We study the Ordered Covering (OC) problem. The input is a finite set of n elements X , a color function c:X →{0,1} and a collection 𝒮 of subsets of X . A solution consists of an ordered tuple T=(S_1,… ,S_ℓ) of sets from 𝒮 which covers X , and a coloring g:{S_i}_i=1^ℓ→{0,1} such that ∀ x ∈ X , the first set covering x in the tuple, namely S_j with j=min{i : x ∈ S_i} , has color g(S_j)=c(x) . The minimization version is to find a solution using the minimum number of sets.
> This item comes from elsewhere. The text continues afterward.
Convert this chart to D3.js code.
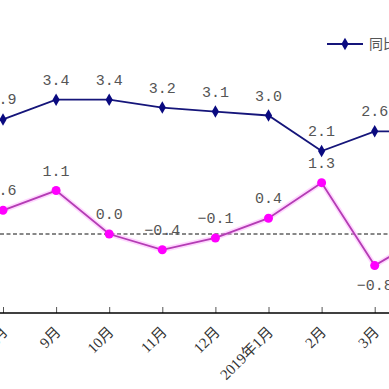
<!DOCTYPE html>
<html><head><meta charset="utf-8">
<script src="https://cdn.jsdelivr.net/npm/d3@7"></script>
<style>html,body{margin:0;padding:0;background:#fff;overflow:hidden}</style>
</head><body>
<script>
const categories = ["8月","9月","10月","11月","12月","2019年1月","2月","3月","4月"];
const yoyValues = [2.9,3.4,3.4,3.2,3.1,3.0,2.1,2.6,2.6];
const momValues = [0.6,1.1,0.0,-0.4,-0.1,0.4,1.3,-0.8,0.0];
const seriesNames = ["同比","环比"];
const momLabelBelow = ["3月"];

const W = 389, H = 389;
const svg = d3.select("body").append("svg").attr("width", W).attr("height", H);

const x = d3.scalePoint().domain(categories).range([3, 3 + 53.1 * (categories.length - 1)]);
const y = d3.scaleLinear().domain([-2, 5]).range([313, 36.5]);

// zero dashed line
svg.append("line").attr("x1", 0).attr("x2", W).attr("y1", y(0)).attr("y2", y(0))
  .attr("stroke", "#111").attr("stroke-width", 1).attr("stroke-dasharray", "4,2.5");

// x axis
const xAxis = d3.axisBottom(x).tickSize(-6).tickSizeOuter(0).tickFormat(d => d);
const gx = svg.append("g").attr("transform", `translate(0,${y(-2)})`).call(xAxis);
gx.select(".domain").remove();
svg.append("line").attr("x1", 0).attr("x2", W).attr("y1", y(-2)).attr("y2", y(-2))
  .attr("stroke", "#000").attr("stroke-width", 1.5);
gx.selectAll(".tick line").attr("stroke", "#555");
gx.selectAll(".tick text")
  .attr("font-family", "'Liberation Serif','Noto Sans CJK SC',serif")
  .attr("font-size", 15).attr("fill", "#333")
  .attr("text-anchor", "end")
  .attr("y", 0).attr("dy", 0)
  .attr("transform", "translate(5,20) rotate(-45)");

const line = d3.line().x((d, i) => x(categories[i])).y(d => y(d));

// magenta series
svg.append("path").datum(momValues).attr("d", line).attr("fill", "none")
  .attr("stroke", "#ff99ff").attr("stroke-opacity", 0.4).attr("stroke-width", 5);
svg.append("path").datum(momValues).attr("d", line).attr("fill", "none")
  .attr("stroke", "#b43cb4").attr("stroke-width", 1.8);
svg.selectAll(".mom").data(momValues).enter().append("circle")
  .attr("cx", (d, i) => x(categories[i])).attr("cy", d => y(d)).attr("r", 4.5)
  .attr("fill", "#ff00ff");

// navy series
svg.append("path").datum(yoyValues).attr("d", line).attr("fill", "none")
  .attr("stroke", "#15157a").attr("stroke-width", 1.8);
const diamond = d3.symbol().type(d3.symbolDiamond).size(45);
svg.selectAll(".yoy").data(yoyValues).enter().append("path")
  .attr("d", diamond)
  .attr("transform", (d, i) => `translate(${x(categories[i])},${y(d)})`)
  .attr("fill", "#0a0a80");

// labels
const fmt = d3.format(".1f");
function labels(vals, below) {
  svg.selectAll(null).data(vals).enter().append("text")
    .attr("x", (d, i) => x(categories[i]))
    .attr("y", (d, i) => y(d) + (below.includes(categories[i]) ? 24 : -15))
    .attr("text-anchor", "middle")
    .attr("font-family", "'Liberation Mono',monospace")
    .attr("font-size", 15).attr("fill", "#555")
    .text(d => fmt(d).replace("-", "−"));
}
labels(yoyValues, []);
labels(momValues, momLabelBelow);

// legend
const lg = svg.append("g").attr("transform", "translate(327,44)");
lg.append("line").attr("x1", 0).attr("x2", 36).attr("stroke", "#15157a").attr("stroke-width", 1.8);
lg.append("path").attr("d", diamond).attr("transform", "translate(18,0)").attr("fill", "#0a0a80");
lg.append("text").attr("x", 42).attr("y", 5).attr("font-family", "'Noto Sans CJK SC',sans-serif")
  .attr("font-size", 14).attr("fill", "#555").text(seriesNames[0]);
</script>
</body></html>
Variants of OC include OC (α _0,α _1) in which each element of color i ∈{0,1} appears in at most α _i sets of 𝒮 , and k –OC in which the first set of the solution S_1 is required to have color 0, and there are at most k-1 alternations of colors in the solution. Among other results we show: There is a polynomial time approximation algorithm for Min–OC(2, 2) with approximation ratio 2. (This is best possible unless Vertex Cover can be approximated within a ratio better than 2.) Moreover, Min–OC(2, 2) can be solved optimally in polynomial time if the underlying instance is bipartite. For every α _0, α _1 ≥ 2 , there is a polynomial time approximation algorithm for Min–3–OC (α _0,α _1) with approximation α _1(α _0 - 1) . Unless the unique games conjecture is false, this is best possible.